Rolling out QR codes to your team
Don't try to label every asset on day one. Here's a rollout that works:
- Start with 10–15 critical assets. Pick the machines that get the most work orders. Label them, show the team how scanning works, and let them use it for a week.
- Get feedback. Are the labels in the right spot? Can the phone camera read the code in the lighting conditions on the floor? Are techs actually using it? Fix the obvious problems before scaling.
- Expand to all assets. Once the workflow is proven, print labels for everything. This usually takes an afternoon for a shop with 50–100 assets.
- Make it the default. Once labels are everywhere, set the expectation: scan first, then work. New work orders should be created by scanning the equipment, not by typing in the office later.
What about NFC tags?
NFC (Near Field Communication) tags are an alternative to QR codes.

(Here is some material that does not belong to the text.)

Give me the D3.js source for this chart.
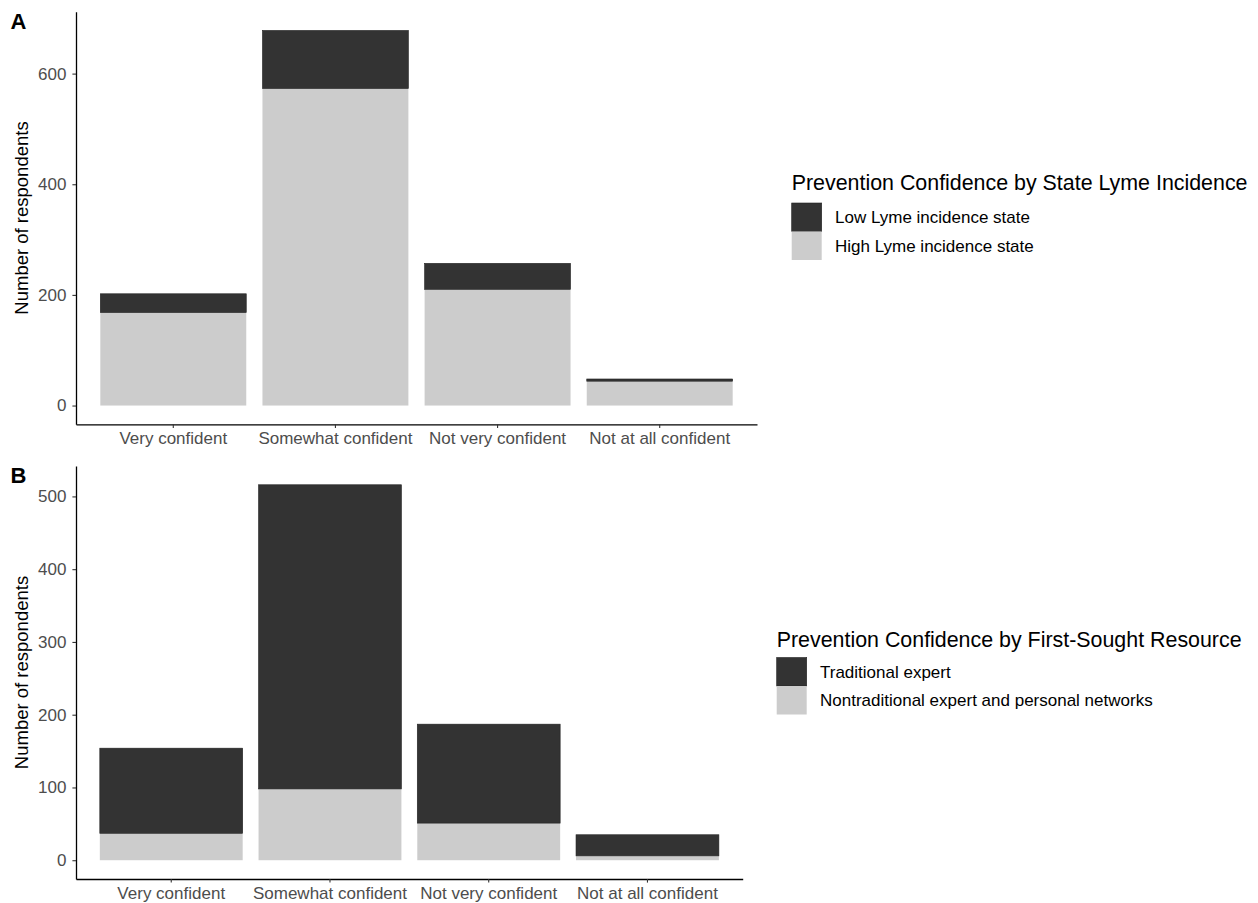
<!DOCTYPE html>
<html>
<head>
<meta charset="utf-8">
<script src="https://cdn.jsdelivr.net/npm/d3@7"></script>
<style>
  html, body { margin: 0; padding: 0; background: #fff; }
  svg { display: block; font-family: "Liberation Sans", Arial, Helvetica, sans-serif; }
</style>
</head>
<body>
<svg id="chart" width="1258" height="903"></svg>
<script>
// ---- data ----
const categories = ["Very confident", "Somewhat confident", "Not very confident", "Not at all confident"];

// Panel A: Prevention Confidence by State Lyme Incidence
const seriesA = ["Low Lyme incidence state", "High Lyme incidence state"];
const lowIncidence  = [34, 105, 47, 4];
const highIncidence = [168, 573, 210, 44];
const ticksA = [0, 200, 400, 600];

// Panel B: Prevention Confidence by First-Sought Resource
const seriesB = ["Traditional expert", "Nontraditional expert and personal networks"];
const traditional    = [117, 418, 136, 29];
const nontraditional = [37, 98, 51, 6];
const ticksB = [0, 100, 200, 300, 400, 500];

const colors = ["#333333", "#cccccc"]; // top series (dark), bottom series (light)

const svg = d3.select("#chart");

function drawPanel(opt) {
  const { label, x0, x1, y0, y1, top, bottom, names, ticks, legendTitle, legend } = opt;
  const g = svg.append("g");
  const totals = categories.map((c, i) => top[i] + bottom[i]);
  const maxV = d3.max(totals);
  const y = d3.scaleLinear().domain([-0.05 * maxV, maxV * 1.05]).range([y1, y0]);
  const x = d3.scaleBand().domain(categories).range([x0, x1]).paddingInner(0.1).paddingOuter(0.15);

  // bottom (light) bars
  g.selectAll("rect.bot").data(categories).join("rect")
    .attr("x", d => x(d)).attr("width", x.bandwidth())
    .attr("y", (d, i) => y(bottom[i])).attr("height", (d, i) => y(0) - y(bottom[i]))
    .attr("fill", colors[1]);
  // top (dark) bars
  g.selectAll("rect.top").data(categories).join("rect")
    .attr("x", d => x(d)).attr("width", x.bandwidth())
    .attr("y", (d, i) => y(bottom[i] + top[i])).attr("height", (d, i) => y(bottom[i]) - y(bottom[i] + top[i]))
    .attr("fill", colors[0]).attr("stroke", "#222").attr("stroke-width", 0.6);

  // y axis
  const ya = g.append("g").attr("transform", `translate(${x0},0)`)
    .call(d3.axisLeft(y).tickValues(ticks).tickSize(3.6).tickPadding(6).tickSizeOuter(0));
  ya.select(".domain").attr("stroke", "#000").attr("stroke-width", 1.3);
  ya.selectAll(".tick line").attr("stroke", "#333").attr("stroke-width", 1.1);
  ya.selectAll(".tick text").attr("fill", "#4d4d4d").attr("font-size", 17);
  ya.attr("font-family", null);

  // x axis
  const xa = g.append("g").attr("transform", `translate(0,${y1})`)
    .call(d3.axisBottom(x).tickSize(3.6).tickPadding(4).tickSizeOuter(0));
  xa.select(".domain").attr("stroke", "#000").attr("stroke-width", 1.3);
  xa.selectAll(".tick line").attr("stroke", "#333").attr("stroke-width", 1.1);
  xa.selectAll(".tick text").attr("fill", "#4d4d4d").attr("font-size", 17);
  xa.attr("font-family", null);

  // y title
  g.append("text")
    .attr("transform", `translate(27.5,${(y0 + y1) / 2}) rotate(-90)`)
    .attr("text-anchor", "middle").attr("font-size", 18.5).attr("fill", "#000")
    .text("Number of respondents");

  // panel label
  g.append("text").attr("x", 10.5).attr("y", y0 + 16.8).attr("font-size", 22)
    .attr("font-weight", "bold").attr("fill", "#000").text(label);

  // legend
  const lg = g.append("g");
  lg.append("text").attr("x", legend.x).attr("y", legend.titleY)
    .attr("font-size", 21.4).attr("fill", "#000").text(legendTitle);
  names.forEach((n, i) => {
    const ky = legend.keyY + i * legend.keyH;
    lg.append("rect").attr("x", legend.x).attr("y", ky)
      .attr("width", 30).attr("height", legend.keyH)
      .attr("fill", colors[i])
      .attr("stroke", i === 0 ? "#222" : "none").attr("stroke-width", 0.6);
    lg.append("text").attr("x", legend.x + legend.labelDx).attr("y", ky + legend.keyH / 2)
      .attr("dy", "0.35em").attr("font-size", 17).attr("fill", "#000").text(n);
  });
}

drawPanel({
  label: "A", x0: 76, x1: 757, y0: 11.7, y1: 424.3,
  top: lowIncidence, bottom: highIncidence, names: seriesA, ticks: ticksA,
  legendTitle: "Prevention Confidence by State Lyme Incidence",
  legend: { x: 791.7, titleY: 190, keyY: 203, keyH: 28.5, labelDx: 43.3 }
});

drawPanel({
  label: "B", x0: 76, x1: 742.7, y0: 466, y1: 879,
  top: traditional, bottom: nontraditional, names: seriesB, ticks: ticksB,
  legendTitle: "Prevention Confidence by First-Sought Resource",
  legend: { x: 776.7, titleY: 647, keyY: 657.5, keyH: 28.5, labelDx: 43.3 }
});
</script>
</body>
</html>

Instead of scanning with a camera, you tap your phone on the tag. NFC tags are more durable (no visual surface to damage) and work in dirty conditions where a camera might struggle.
The downside: NFC requires the tech to physically touch the tag with their phone, which means getting within inches of the tag. QR codes can be scanned from a few feet away. For most shop environments, QR codes are more practical. If your equipment is regularly coated in oil or grime that would obscure a visual code, NFC is worth considering.
Many teams use both: a QR code sticker with an NFC tag embedded behind it. Scan visually if you can, tap if the code is dirty.
The real payoff
QR codes aren't about technology for technology's sake. They're about removing the friction that prevents your team from capturing maintenance data. Every work order that doesn't get logged is a gap in your history. Every PM that gets completed but not recorded is invisible to your metrics. QR codes make the right behavior — logging work at the machine, in real time — the easiest behavior. And that's what drives adoption.